Some gay leaders, however, have expressed concern that LeVay’s findings would be used as ammunition against homosexuals, saying such discoveries could lead to “fixing defects” or developing in utero screening of fetuses to discriminate against gays.

“There are people who will have the notion that society could cure or repair gays if they realign this chromosome or tweak that cell,” said Robert Bray, spokesman for the Gay and Lesbian Task Force in Washington, who had discussed his concerns with LeVay earlier this week.

Others applauded LeVay’s work, saying it supports what many gays have long believed, that they are gay by nature.


“I have felt all along that there is a biological basis, and this opens up a door which has long been closed in terms of real scientific research into the biology,” said Rochelle Diamond of the National Organization of Gay and Lesbian Scientists and Technical Professionals.

In interviews on Thursday, the self-effacing LeVay--who said he is himself gay--clearly seemed surprised and overwhelmed by the intense media attention his discovery had begun to attract, as well as the reaction of activists such as Bray.

“He (Bray) expressed concern that this could fuel prejudice and discrimination,” LeVay said. “I was surprised to hear him express such negative views.

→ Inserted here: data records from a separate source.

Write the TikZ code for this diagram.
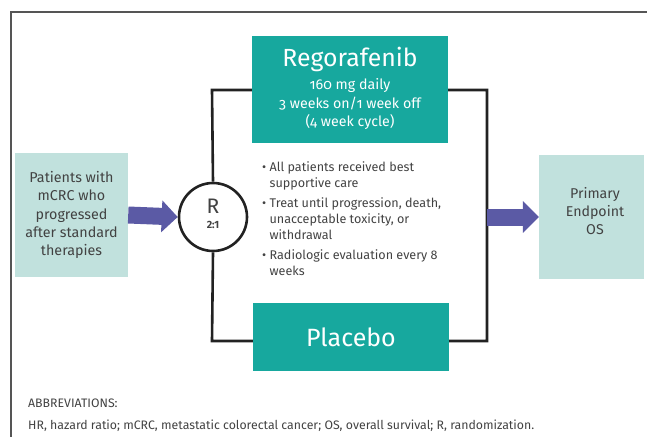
\documentclass[tikz,border=0pt]{standalone}
\usepackage{fontspec}
\setmainfont{Fira Sans}
\newfontfamily\firaold[Numbers=OldStyle]{Fira Sans}
\usetikzlibrary{arrows.meta}
\definecolor{teal1}{HTML}{17A89E}
\definecolor{lteal}{HTML}{C1E1DD}
\definecolor{purp}{HTML}{5B5AA5}
\definecolor{txt}{HTML}{424242}
\definecolor{frame}{HTML}{555555}
\definecolor{brk}{HTML}{222222}
\tikzset{
  darkbox/.style={fill=teal1, inner sep=0pt, text=white, align=center},
  lightbox/.style={fill=lteal, inner sep=0pt, text=txt, align=center},
  fatarrow/.style={draw=purp, line width=17pt, -{Triangle[length=16pt,width=31pt]}},
  bracket/.style={draw=brk, line width=2.6pt, line join=miter},
  bul/.style={anchor=north west, align=left, text=txt, inner sep=0pt, font=\fontsize{12.6}{16}\selectfont},
  abbr/.style={anchor=base west, text=txt, inner sep=0pt, font=\fontsize{12.3}{14}\selectfont}
}
\begin{document}
\begin{tikzpicture}[x=1pt,y=-1pt]
\useasboundingbox (0,0) rectangle (647,436);
% frame
\draw[frame, line width=1.5pt] (11,437) -- (11,12) -- (648,12);
% bracket
\coordinate (tl) at (212,90);
\coordinate (tr) at (487,90);
\coordinate (br) at (487,341);
\coordinate (bl) at (212,341);
\coordinate (rmid) at (487,217);
\node[circle, draw=brk, line width=2.6pt, fill=white, minimum size=68pt, inner sep=0pt] (R) at (213,217) {};
\draw[bracket] (R.north) -- (tl) -- (tr) -- (br) -- (bl) -- (R.south);
% boxes
\node[darkbox, minimum width=196pt, minimum height=107pt] (reg) at (350,89.5) {};
\node[text=white, inner sep=0pt, font=\fontsize{24.8}{28}\selectfont] (regt) at (350,59) {Regorafenib};
\node[text=white, inner sep=0pt, align=center, font=\firaold\fontsize{14.2}{18.7}\selectfont] (regs) at (350,104) {160 mg daily\\3 weeks on/1 week off\\(4 week cycle)};
\node[darkbox, minimum width=196pt, minimum height=68pt, font=\fontsize{25}{30}\selectfont] (plac) at (351,337) {Placebo};
\node[lightbox, minimum width=113pt, minimum height=124pt, font=\fontsize{14.3}{18.2}\selectfont] (pat) at (71.5,215) {Patients with\\mCRC who\\progressed\\after standard\\therapies};
\node[lightbox, minimum width=105pt, minimum height=124pt] (prim) at (591.5,217) {};
\node[text=txt, inner sep=0pt, align=center, font=\fontsize{14.2}{18}\selectfont] (primt) at (595,211) {Primary\\Endpoint\\OS};
% R label
\node[text=txt, inner sep=0pt, font=\fontsize{21}{21}\selectfont] (rl) at (213,206) {R};
\node[text=txt, inner sep=0pt, font=\bfseries\fontsize{10.5}{11}\selectfont] (rr) at (213,225) {2:1};
% arrows
\draw[fatarrow] (pat.east) -- (R.west);
\draw[fatarrow] (rmid) -- (prim.west);
% bullets
\node[bul] (b1) at (262,161) {\textbullet\ All patients received best\\\phantom{\textbullet\ }supportive care};
\node[bul] (b2) at (262,197) {\textbullet\ Treat until progression, death,\\\phantom{\textbullet\ }unacceptable toxicity, or\\\phantom{\textbullet\ }withdrawal};
\node[bul] (b3) at (262,249) {\textbullet\ Radiologic evaluation every 8\\\phantom{\textbullet\ }weeks};
% abbreviations
\node[abbr] (ab1) at (28,407) {ABBREVIATIONS:};
\node[abbr] (ab2) at (28,429) {HR, hazard ratio; mCRC, metastatic colorectal cancer; OS, overall survival; R, randomization.};
\end{tikzpicture}
\end{document}
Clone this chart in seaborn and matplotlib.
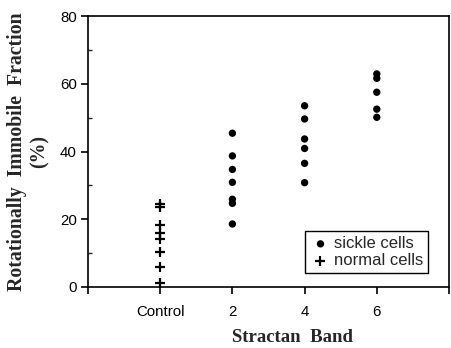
import matplotlib
matplotlib.use("Agg")
import matplotlib.pyplot as plt
import seaborn as sns
import pandas as pd
from matplotlib.ticker import MultipleLocator

# Data
sickle_band = [2, 2, 2, 2, 2, 2, 2,
               4, 4, 4, 4, 4, 4,
               6, 6, 6, 6, 6]
sickle_frac = [45.4, 38.7, 34.7, 30.9, 25.9, 24.7, 18.6,
               53.5, 49.6, 43.7, 40.9, 36.5, 30.8,
               62.9, 61.6, 57.5, 52.5, 50.1]
normal_band = [0, 0, 0, 0, 0, 0, 0, 0]
normal_frac = [24.5, 23.6, 18.3, 15.8, 14.3, 10.4, 5.8, 1.3]

x_ticks = [-2, 0, 2, 4, 6, 8]
x_tick_labels = ["", "Control", "2", "4", "6", ""]
y_ticks = [0, 20, 40, 60, 80]

sickle = pd.DataFrame({"band": sickle_band, "frac": sickle_frac})
normal = pd.DataFrame({"band": normal_band, "frac": normal_frac})

sns.set_theme(style="ticks")
plt.rcParams["font.family"] = ["Liberation Sans", "DejaVu Sans"]

fig = plt.figure(figsize=(4.52, 3.48), dpi=100)
ax = fig.add_axes([88 / 452, 1 - 287 / 348, (449 - 88) / 452, (287 - 16) / 348])

sns.scatterplot(data=sickle, x="band", y="frac", marker="o", s=28,
                color="black", edgecolor="none", ax=ax, label="sickle cells")
sns.scatterplot(data=normal, x="band", y="frac", marker="+", s=55,
                color="black", linewidth=1.6, ax=ax, label="normal cells")

ax.set_xlim(-2, 8)
ax.set_ylim(0, 80)
ax.set_xticks(x_ticks)
ax.set_xticklabels(x_tick_labels)
ax.set_yticks(y_ticks)
ax.yaxis.set_minor_locator(MultipleLocator(10))

for s in ax.spines.values():
    s.set_visible(True)
    s.set_linewidth(1.2)
    s.set_color("black")

ax.tick_params(axis="x", direction="out", length=5, width=1.2, pad=8,
               labelsize=10.8, colors="black")
ax.tick_params(axis="y", which="major", direction="out", length=5, width=1.2,
               pad=3, labelsize=10.8, colors="black")
ax.tick_params(axis="y", which="minor", direction="in", length=3, width=1.0)

serif = ["Liberation Serif", "DejaVu Serif"]
ax.set_xlabel("Stractan  Band", fontsize=13.5, fontweight="bold",
              family=serif, va="center")
ax.xaxis.set_label_coords(0.566, -0.185)
ax.set_ylabel("Rotationally  Immobile  Fraction\n(%)", fontsize=14.2,
              fontweight="bold", family=serif, linespacing=1.2, va="center")
ax.yaxis.set_label_coords(-0.165, 0.5)

leg = ax.legend(loc="lower right", bbox_to_anchor=(0.942, 0.052),
                borderaxespad=0, frameon=True, fancybox=False,
                edgecolor="black", fontsize=12, handletextpad=0.2,
                borderpad=0.3, labelspacing=0.1, handlelength=1.2)
leg.get_frame().set_linewidth(1.0)
leg.get_frame().set_alpha(1)

fig.savefig("out.png", dpi=100)
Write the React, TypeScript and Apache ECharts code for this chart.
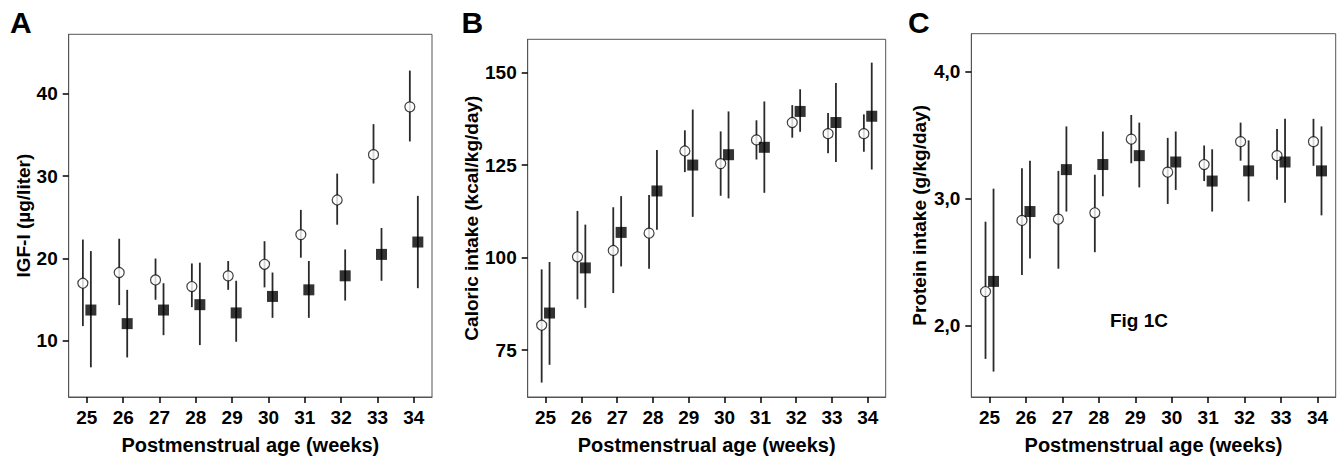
import React, { useEffect, useRef } from "react";
import * as echarts from "echarts";

const weeks = [25, 26, 27, 28, 29, 30, 31, 32, 33, 34];
const xTickLabels = ["25", "26", "27", "28", "29", "30", "31", "32", "33", "34"];

// Panel A: IGF-I (µg/liter)
const igfOpenMean = [17.0, 18.3, 17.4, 16.6, 17.9, 19.3, 22.9, 27.1, 32.6, 38.4];
const igfOpenLow = [11.8, 14.35, 15.0, 14.1, 16.2, 16.5, 20.1, 24.1, 29.1, 34.2];
const igfOpenHigh = [22.3, 22.4, 20.0, 19.4, 19.7, 22.1, 25.9, 30.3, 36.3, 42.8];
const igfFilledMean = [13.75, 12.1, 13.75, 14.4, 13.4, 15.4, 16.2, 17.9, 20.5, 22.0];
const igfFilledLow = [6.8, 8.0, 10.7, 9.5, 9.9, 12.8, 12.8, 14.9, 17.3, 16.4];
const igfFilledHigh = [20.9, 16.2, 17.0, 19.5, 17.3, 18.3, 19.7, 21.1, 23.7, 27.6];
const igfTicks = [10, 20, 30, 40];

// Panel B: Caloric intake (kcal/kg/day)
const calOpenMean = [81.7, 100.2, 101.9, 106.6, 128.8, 125.4, 131.8, 136.5, 133.5, 133.5];
const calOpenLow = [66.2, 88.7, 90.4, 97.0, 123.1, 116.7, 126.5, 132.4, 128.2, 128.6];
const calOpenHigh = [96.8, 112.6, 113.6, 116.9, 134.4, 134.1, 137.1, 141.2, 139.1, 138.7];
const calFilledMean = [85.0, 97.2, 106.8, 118.0, 125.0, 127.8, 129.8, 139.5, 136.5, 138.2];
const calFilledLow = [71.0, 86.4, 97.6, 107.5, 111.0, 116.0, 117.5, 134.0, 125.8, 123.8];
const calFilledHigh = [98.8, 108.9, 116.6, 129.1, 140.0, 139.5, 142.2, 145.5, 147.2, 152.7];
const calTicks = [75, 100, 125, 150];

// Panel C: Protein intake (g/kg/day)
const protOpenMean = [2.27, 2.83, 2.84, 2.89, 3.47, 3.21, 3.27, 3.45, 3.34, 3.45];
const protOpenLow = [1.74, 2.4, 2.45, 2.58, 3.28, 2.96, 3.14, 3.3, 3.15, 3.26];
const protOpenHigh = [2.82, 3.24, 3.22, 3.19, 3.66, 3.48, 3.42, 3.6, 3.55, 3.63];
const protFilledMean = [2.35, 2.9, 3.23, 3.27, 3.34, 3.29, 3.14, 3.22, 3.29, 3.22];
const protFilledLow = [1.64, 2.53, 2.9, 3.02, 3.09, 3.07, 2.9, 2.98, 2.97, 2.87];
const protFilledHigh = [3.08, 3.3, 3.57, 3.53, 3.6, 3.53, 3.39, 3.46, 3.63, 3.57];
const protTicks = [2, 3, 4];

const FONT = "'Liberation Sans', Arial, Helvetica, sans-serif";
const OPEN_SHIFT = -0.11;
const FILLED_SHIFT = 0.11;

const panels = [
  {
    letter: "A",
    yName: "IGF-I (µg/liter)",
    yMin: 3.2,
    yMax: 47.2,
    yTicks: igfTicks,
    fmt: (v: number) => String(v),
    grid: { left: 68.7, top: 34.3, width: 363.3, height: 364.7 },
    nameGap: 36,
    letterX: 10,
    openMean: igfOpenMean,
    openLow: igfOpenLow,
    openHigh: igfOpenHigh,
    filledMean: igfFilledMean,
    filledLow: igfFilledLow,
    filledHigh: igfFilledHigh,
  },
  {
    letter: "B",
    yName: "Caloric intake (kcal/kg/day)",
    yMin: 62.3,
    yMax: 159,
    yTicks: calTicks,
    fmt: (v: number) => String(v),
    grid: { left: 527.7, top: 39.3, width: 358, height: 359.7 },
    nameGap: 45,
    letterX: 461.5,
    openMean: calOpenMean,
    openLow: calOpenLow,
    openHigh: calOpenHigh,
    filledMean: calFilledMean,
    filledLow: calFilledLow,
    filledHigh: calFilledHigh,
  },
  {
    letter: "C",
    yName: "Protein intake (g/kg/day)",
    yMin: 1.44,
    yMax: 4.3,
    yTicks: protTicks,
    fmt: (v: number) => v.toFixed(1).replace(".", ","),
    grid: { left: 971.3, top: 33.7, width: 364.4, height: 365.3 },
    nameGap: 42,
    letterX: 908,
    openMean: protOpenMean,
    openLow: protOpenLow,
    openHigh: protOpenHigh,
    filledMean: protFilledMean,
    filledLow: protFilledLow,
    filledHigh: protFilledHigh,
  },
];

function errorRender(params: any, api: any) {
  const x = api.value(0);
  const lo = api.value(1);
  const hi = api.value(2);
  const p1 = api.coord([x, lo]);
  const p2 = api.coord([x, hi]);
  return {
    type: "line",
    shape: { x1: p1[0], y1: p1[1], x2: p2[0], y2: p2[1] },
    style: { stroke: "#2a2a2a", lineWidth: 1.8 },
  };
}

export default function App() {
  const ref = useRef<HTMLDivElement>(null);

  useEffect(() => {
    document.body.style.margin = "0";
    if (!ref.current) return;
    const chart = echarts.init(ref.current, undefined, { renderer: "svg" });

    const grids: any[] = [];
    const xAxes: any[] = [];
    const yAxes: any[] = [];
    const series: any[] = [];
    const graphics: any[] = [];

    panels.forEach((p, i) => {
      grids.push({
        ...p.grid,
        show: true,
        borderColor: "#555",
        borderWidth: 1,
        backgroundColor: "transparent",
        containLabel: false,
      });
      xAxes.push({
        type: "value",
        gridIndex: i,
        min: 24.5,
        max: 34.5,
        name: "Postmenstrual age (weeks)",
        nameLocation: "middle",
        nameGap: 38,
        nameTextStyle: { fontFamily: FONT, fontWeight: "bold", fontSize: 20, color: "#000" },
        axisLine: { show: true, onZero: false, lineStyle: { color: "#555", width: 1 } },
        axisTick: { show: true, length: 6, customValues: weeks, lineStyle: { color: "#000", width: 1.5 } },
        axisLabel: {
          show: true,
          customValues: weeks,
          margin: 11,
          fontFamily: FONT,
          fontWeight: "bold",
          fontSize: 19,
          color: "#000",
          formatter: (v: number) => xTickLabels[weeks.indexOf(Math.round(v))] ?? String(v),
        },
        splitLine: { show: false },
      });
      yAxes.push({
        type: "value",
        gridIndex: i,
        min: p.yMin,
        max: p.yMax,
        name: p.yName,
        nameLocation: "middle",
        nameGap: p.nameGap,
        nameTextStyle: { fontFamily: FONT, fontWeight: "bold", fontSize: 19, color: "#000" },
        axisLine: { show: true, onZero: false, lineStyle: { color: "#555", width: 1 } },
        axisTick: { show: true, length: 6, customValues: p.yTicks, lineStyle: { color: "#000", width: 1.5 } },
        axisLabel: {
          show: true,
          customValues: p.yTicks,
          margin: 11,
          fontFamily: FONT,
          fontWeight: "bold",
          fontSize: 19,
          color: "#000",
          formatter: (v: number) => p.fmt(v),
        },
        splitLine: { show: false },
      });

      const openErr = weeks.map((w, k) => [w + OPEN_SHIFT, p.openLow[k], p.openHigh[k]]);
      const filledErr = weeks.map((w, k) => [w + FILLED_SHIFT, p.filledLow[k], p.filledHigh[k]]);
      const openPts = weeks.map((w, k) => [w + OPEN_SHIFT, p.openMean[k]]);
      const filledPts = weeks.map((w, k) => [w + FILLED_SHIFT, p.filledMean[k]]);

      series.push({
        type: "custom",
        name: "Open 95% CI " + p.letter,
        xAxisIndex: i,
        yAxisIndex: i,
        renderItem: errorRender,
        encode: { x: 0, y: [1, 2] },
        data: openErr,
        z: 2,
      });
      series.push({
        type: "custom",
        name: "Filled 95% CI " + p.letter,
        xAxisIndex: i,
        yAxisIndex: i,
        renderItem: errorRender,
        encode: { x: 0, y: [1, 2] },
        data: filledErr,
        z: 2,
      });
      series.push({
        type: "scatter",
        name: "Open " + p.letter,
        xAxisIndex: i,
        yAxisIndex: i,
        symbol: "circle",
        symbolSize: 10,
        itemStyle: { color: "#fff", borderColor: "#111", borderWidth: 1.2 },
        data: openPts,
        z: 3,
      });
      series.push({
        type: "scatter",
        name: "Filled " + p.letter,
        xAxisIndex: i,
        yAxisIndex: i,
        symbol: "rect",
        symbolSize: 11,
        itemStyle: { color: "#000" },
        data: filledPts,
        z: 3,
      });

      graphics.push({
        type: "text",
        left: p.letterX,
        top: 7,
        style: { text: p.letter, fontFamily: FONT, fontWeight: "bold", fontSize: 30, fill: "#000" },
      });
    });

    graphics.push({
      type: "text",
      x: 1139,
      y: 320,
      style: {
        text: "Fig 1C",
        fontFamily: FONT,
        fontWeight: "bold",
        fontSize: 19,
        fill: "#000",
        textAlign: "center",
        textVerticalAlign: "middle",
      },
    });

    chart.setOption({
      animation: false,
      backgroundColor: "#fff",
      grid: grids,
      xAxis: xAxes,
      yAxis: yAxes,
      series,
      graphic: graphics,
    });

    return () => chart.dispose();
  }, []);

  return <div ref={ref} style={{ width: 1337, height: 460 }} />;
}
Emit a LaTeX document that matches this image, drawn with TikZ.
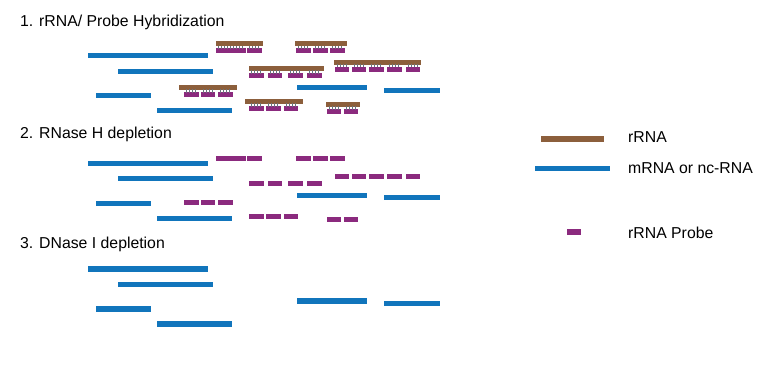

I would take a much more positive view that eventually work like this could lead to more acceptance.”

The new study is LeVay’s first venture into the controversial world of sexual orientation. His previous work has been on how the visual system develops and how changes in brain structure result from visual experiences in early life. He has a reputation as a careful and thorough investigator.


“LeVay is an excellent scientist,” said neurologist Richard K. Nakamura of the National Institute of Mental Health.

The stimulus for this study was work by UCLA neurologist Roger Gorski, who has studied the same region of the brain, the interstitial nuclei of the anterior hypothalamus or INAH. Several previous studies in animals had shown that INAH seems to control much sexual activity.

When Gorski looked at human brains, he found that one of the INAH regions, INAH 3, is twice as large in men as it is in women. LeVay speculated that such a difference in size could also control sexual preference.

To test his hypothesis, LeVay obtained brain tissue from 41 people who died in seven hospitals in Southern California and New York. The study was forced to rely on cadavers because the INAH 3 region is too small to be seen in living humans even with the most sophisticated imaging equipment.


“What’s really made this study possible is the AIDS epidemic,” he said. “For the first time, we have young men dying with a known sexual orientation. I had an opportunity to take advantage of this tragedy to find out something of value to science.”

Nineteen of the brains were from homosexual men who died of complications of AIDS. Sixteen brains were from presumed heterosexual men, six of whom had also died of AIDS. And six were from presumed heterosexual women. He was unable to obtain brains from lesbians because few contract and die from AIDS.

LeVay reported that he examined the brains without knowing the sex or the sexual orientations of the donors. When he later matched his observations with the personal information, LeVay observed that INAH 3 in heterosexual men was about twice as large as in women. But he also found that the same region in the gay men was much smaller, about the same size as in women.

LeVay said he found no difference in the size of INAH 3 among heterosexuals who died of AIDS and those who died of other causes, eliminating the disease as a likely source of the size difference.


But some researchers criticized LeVay’s work, speculating that the brains from AIDS patients might reflect the havoc wreaked by the virus, which is known to affect the brain and central nervous system.

“Certainly, AIDS affects the central nervous system. It would be nice to get some confirmation of this without the confounding variable of the disease,” said Dr. Gloria Hoffman, associate professor of physiology at the University of Pittsburgh School of Medicine.

Hoffman and others agreed that LeVay’s showed the direction for further study.

“This is a very interesting initial result,” said NIMH’s Nakamura, “but it will require a much larger effort to be convinced that there is a link between this structure and homosexuality.”